Politics are a dirty game, even with honest Henry Fonda up for office

Politics are a dirty game, even with honest Henry Fonda up for office

Every day, Watch This offers staff recommendations inspired by a new movie coming out that week. This week: The release of the Abscam comedy American Hustle has us thinking back on other films about politics and corruption.

Advise & Consent (1962)

Otto Preminger tears into corrupt governmental wheeling and dealing—specifically the House Un-American Activities Committee—in the stellar, star-studded Advise & Consent. Based on Allen Drury’s 1959 Pulitzer Prize-winning novel, Preminger’s tale revolves around the nomination of Robert Leffingwell (Henry Fonda) for Secretary Of State—a choice that pleases Senate Majority leader Bob Munson (Walter Pidgeon) but is vocally opposed by rascally Minority leader and self-described curmudgeon Seabright Cooley (Charles Laughton). Cooley views Leffingwell as an appeaser because he suspects that the man is a communist. That accusation forms the basis for much of the opening half of Preminger’s film, in which congressional hearings and back-room plotting reveal a web of shady behavior, most of it driven more by political opportunism and personal vendettas than the principles of dignity Cooley claims are the basis for his vociferous opposition to Leffingwell.

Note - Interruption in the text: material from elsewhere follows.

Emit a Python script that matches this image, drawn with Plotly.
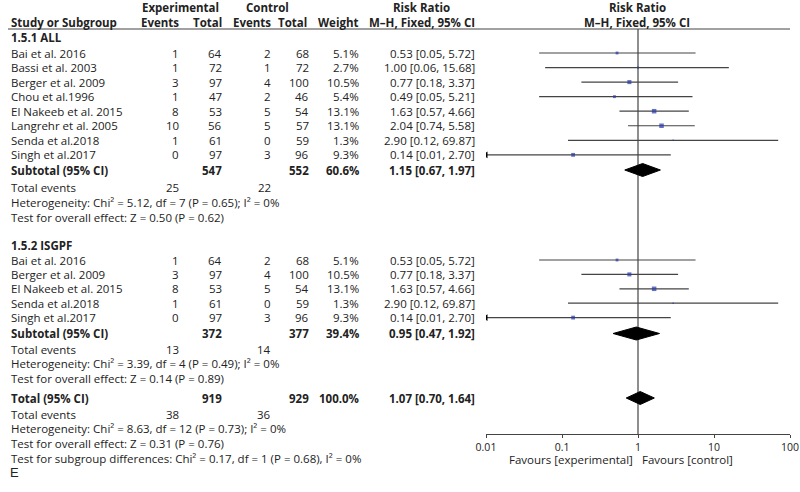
import plotly.graph_objects as go

# ---- data ----
g1_name = "1.5.1 ALL"
g1_studies = ["Bai et al. 2016", "Bassi et al. 2003", "Berger et al. 2009", "Chou et al.1996",
              "El Nakeeb et al. 2015", "Langrehr et al. 2005", "Senda et al.2018", "Singh et al.2017"]
g1_ev_exp = [1, 1, 3, 1, 8, 10, 1, 0]
g1_tot_exp = [64, 72, 97, 47, 53, 56, 61, 97]
g1_ev_ctl = [2, 1, 4, 2, 5, 5, 0, 3]
g1_tot_ctl = [68, 72, 100, 46, 54, 57, 59, 96]
g1_weight = [5.1, 2.7, 10.5, 5.4, 13.1, 13.1, 1.3, 9.3]
g1_rr = [0.53, 1.00, 0.77, 0.49, 1.63, 2.04, 2.90, 0.14]
g1_lo = [0.05, 0.06, 0.18, 0.05, 0.57, 0.74, 0.12, 0.01]
g1_hi = [5.72, 15.68, 3.37, 5.21, 4.66, 5.58, 69.87, 2.70]
g1_sub = dict(tot_exp=547, tot_ctl=552, weight=60.6, rr=1.15, lo=0.67, hi=1.97,
              ev_exp=25, ev_ctl=22,
              het="Heterogeneity: Chi² = 5.12, df = 7 (P = 0.65); I² = 0%",
              test="Test for overall effect: Z = 0.50 (P = 0.62)")

g2_name = "1.5.2 ISGPF"
g2_studies = ["Bai et al. 2016", "Berger et al. 2009", "El Nakeeb et al. 2015", "Senda et al.2018", "Singh et al.2017"]
g2_ev_exp = [1, 3, 8, 1, 0]
g2_tot_exp = [64, 97, 53, 61, 97]
g2_ev_ctl = [2, 4, 5, 0, 3]
g2_tot_ctl = [68, 100, 54, 59, 96]
g2_weight = [5.1, 10.5, 13.1, 1.3, 9.3]
g2_rr = [0.53, 0.77, 1.63, 2.90, 0.14]
g2_lo = [0.05, 0.18, 0.57, 0.12, 0.01]
g2_hi = [5.72, 3.37, 4.66, 69.87, 2.70]
g2_sub = dict(tot_exp=372, tot_ctl=377, weight=39.4, rr=0.95, lo=0.47, hi=1.92,
              ev_exp=13, ev_ctl=14,
              het="Heterogeneity: Chi² = 3.39, df = 4 (P = 0.49); I² = 0%",
              test="Test for overall effect: Z = 0.14 (P = 0.89)")

total = dict(tot_exp=919, tot_ctl=929, weight=100.0, rr=1.07, lo=0.70, hi=1.64,
             ev_exp=38, ev_ctl=36,
             het="Heterogeneity: Chi² = 8.63, df = 12 (P = 0.73); I² = 0%",
             test="Test for overall effect: Z = 0.31 (P = 0.76)",
             sub="Test for subgroup differences: Chi² = 0.17, df = 1 (P = 0.68), I² = 0%")

tick_vals = [0.01, 0.1, 1, 10, 100]
tick_text = ["0.01", "0.1", "1", "10", "100"]

# ---- layout constants (pixels) ----
W, H = 800, 492
FONT = "Open Sans"
FS = 11.5
TXT = "#222222"
LINE = "#444444"
BLUE = "#2438a8"
X_LABEL = 10
X_EVE, X_TOE, X_EVC, X_TOC, X_WT, X_RR = 180, 223, 272, 310, 360, 476
STEP = 14.55

g1_rows = [53 + i * STEP for i in range(len(g1_studies))]
g1_subrow = 170
g1_extra = [187, 202, 217]
g2_head = 245
g2_rows = [260 + i * 14.4 for i in range(len(g2_studies))]
g2_subrow = 333.5
g2_extra = [349, 363, 378]
tot_row = 398
tot_extra = [414, 428, 443, 458]
AXIS_Y = 434

fig = go.Figure()
ann = []


def txt(x, y, s, anchor="left", bold=False, size=FS):
    if bold:
        s = "<b>" + s + "</b>"
    ann.append(dict(x=x / W, y=y, xref="paper", yref="y", text=s, showarrow=False,
                    xanchor=anchor, yanchor="middle", borderpad=0,
                    font=dict(family=FONT, size=size, color=TXT)))


# headers
txt(180, 7, "Experimental", "center", True)
txt(267, 7, "Control", "center", True)
txt(421, 7, "Risk Ratio", "center", True)
txt(637, 7, "Risk Ratio", "center", True)
txt(X_LABEL, 22, "Study or Subgroup", bold=True)
txt(X_EVE, 22, "Events", "right", True)
txt(X_TOE, 22, "Total", "right", True)
txt(X_EVC, 22, "Events", "right", True)
txt(X_TOC - 2, 22, "Total", "right", True)
txt(X_WT - 1, 22, "Weight", "right", True)
txt(X_RR, 22, "M–H, Fixed, 95% CI", "right", True)
txt(637, 22, "M–H, Fixed, 95% CI", "center", True)


def rr_str(r, lo, hi):
    return f"{r:.2f} [{lo:.2f}, {hi:.2f}]"


def study_block(rows, names, ee, te, ec, tc, wt, rr, lo, hi):
    for y, n, a, b, c, d, w, r, l, h in zip(rows, names, ee, te, ec, tc, wt, rr, lo, hi):
        txt(X_LABEL, y, n)
        txt(X_EVE, y, str(a), "right")
        txt(X_TOE, y, str(b), "right")
        txt(X_EVC, y, str(c), "right")
        txt(X_TOC, y, str(d), "right")
        txt(X_WT, y, f"{w:.1f}%", "right")
        txt(X_RR, y, rr_str(r, l, h), "right")
    xs, ys = [], []
    for y, l, h in zip(rows, lo, hi):
        xs += [l, h, None]
        ys += [y, y, None]
    fig.add_trace(go.Scatter(x=xs, y=ys, mode="lines", line=dict(color=LINE, width=1.2),
                             hoverinfo="skip", showlegend=False))
    fig.add_trace(go.Scatter(x=rr, y=rows, mode="markers", showlegend=False,
                             marker=dict(symbol="square", color=BLUE,
                                         size=[1.25 * w ** 0.5 for w in wt], line=dict(width=0))))
    # arrows where CI hits the axis limit
    arr_y = [y for y, l in zip(rows, lo) if l <= tick_vals[0]]
    if arr_y:
        fig.add_trace(go.Scatter(x=[tick_vals[0]] * len(arr_y), y=arr_y, mode="markers",
                                 showlegend=False,
                                 marker=dict(symbol="triangle-left", color="black", size=6)))


def diamond(y, s, half=6.5):
    fig.add_trace(go.Scatter(x=[s["lo"], s["rr"], s["hi"], s["rr"], s["lo"]],
                             y=[y, y - half, y, y + half, y], mode="lines", fill="toself",
                             fillcolor="black", line=dict(color="black", width=1),
                             hoverinfo="skip", showlegend=False))


def summary(y, label, s):
    txt(X_LABEL, y, label, bold=True)
    txt(X_TOE, y, str(s["tot_exp"]), "right", True)
    txt(X_TOC, y, str(s["tot_ctl"]), "right", True)
    txt(X_WT, y, f"{s['weight']:.1f}%", "right", True)
    txt(X_RR, y, rr_str(s["rr"], s["lo"], s["hi"]), "right", True)
    diamond(y, s)


def extras(ys, s):
    txt(X_LABEL, ys[0], "Total events")
    txt(X_EVE, ys[0], str(s["ev_exp"]), "right")
    txt(X_EVC, ys[0], str(s["ev_ctl"]), "right")
    txt(X_LABEL, ys[1], s["het"])
    txt(X_LABEL, ys[2], s["test"])


# null line
fig.add_trace(go.Scatter(x=[1, 1], y=[29, AXIS_Y], mode="lines", line=dict(color=LINE, width=1.2),
                         hoverinfo="skip", showlegend=False))

txt(X_LABEL, 37, g1_name, bold=True)
study_block(g1_rows, g1_studies, g1_ev_exp, g1_tot_exp, g1_ev_ctl, g1_tot_ctl, g1_weight, g1_rr, g1_lo, g1_hi)
summary(g1_subrow, "Subtotal (95% CI)", g1_sub)
extras(g1_extra, g1_sub)

txt(X_LABEL, g2_head, g2_name, bold=True)
study_block(g2_rows, g2_studies, g2_ev_exp, g2_tot_exp, g2_ev_ctl, g2_tot_ctl, g2_weight, g2_rr, g2_lo, g2_hi)
summary(g2_subrow, "Subtotal (95% CI)", g2_sub)
extras(g2_extra, g2_sub)

summary(tot_row, "Total (95% CI)", total)
extras(tot_extra, total)
txt(X_LABEL, tot_extra[3], total["sub"])

txt(634, 459.5, "Favours [experimental]", "right")
txt(641, 459.5, "Favours [control]", "left")
ann.append(dict(x=8 / W, y=472, xref="paper", yref="y", text="E", showarrow=False,
                xanchor="left", yanchor="middle", font=dict(family="Liberation Sans", size=13, color=TXT)))

fig.update_layout(
    width=W, height=H, margin=dict(l=0, r=0, t=0, b=0),
    paper_bgcolor="white", plot_bgcolor="white",
    annotations=ann,
    shapes=[dict(type="line", xref="paper", yref="y", x0=8 / W, x1=790 / W, y0=29, y1=29,
                 line=dict(color=LINE, width=1.2))],
    xaxis=dict(type="log", range=[-2, 2], domain=[486 / W, 790 / W], anchor="free",
               position=1 - AXIS_Y / H, showline=True, linecolor=LINE, linewidth=1.2,
               ticks="outside", ticklen=3, tickcolor=LINE, tickvals=tick_vals, ticktext=tick_text,
               ticklabeloverflow="allow", automargin=False, ticklabelstandoff=0,
               showgrid=False, zeroline=False, tickfont=dict(family=FONT, size=10.5, color=TXT)),
    yaxis=dict(range=[H, 0], domain=[0, 1], visible=False, showgrid=False, zeroline=False),
    showlegend=False,
)

fig.write_html("out.html", config={"displayModeBar": False},
               post_script="document.body.style.margin='0px';")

Preminger’s camera navigates corridors, hallways, and private chambers to suggest the intricate traffic-pattern nature of Washington, D.C. power maneuvering. The costs of youthful mistakes are soon pitted against the greater national good—a conflict that’s brought to the fore when Utah senator Brig Anderson (Don Murray) is blackmailed by Leffingwell supporters into pushing through the nomination, lest his wartime homosexual affair be exposed. That twist is merely the last of Advise & Consent’s many seedy slams against Beltway business as usual, all of them delivered by an impressive cast, led by Laughton as a crotchety old-time villain incapable of understanding his new, increasingly modern country. And despite the relative smallness of his role, Fonda looms large, playing a noble man for whom past indiscretions remain present-day hindrances to progress.

Availability: Advise & Consent is available on DVD, which can be obtained from Netflix, and to rent or purchase through several of the major digital services.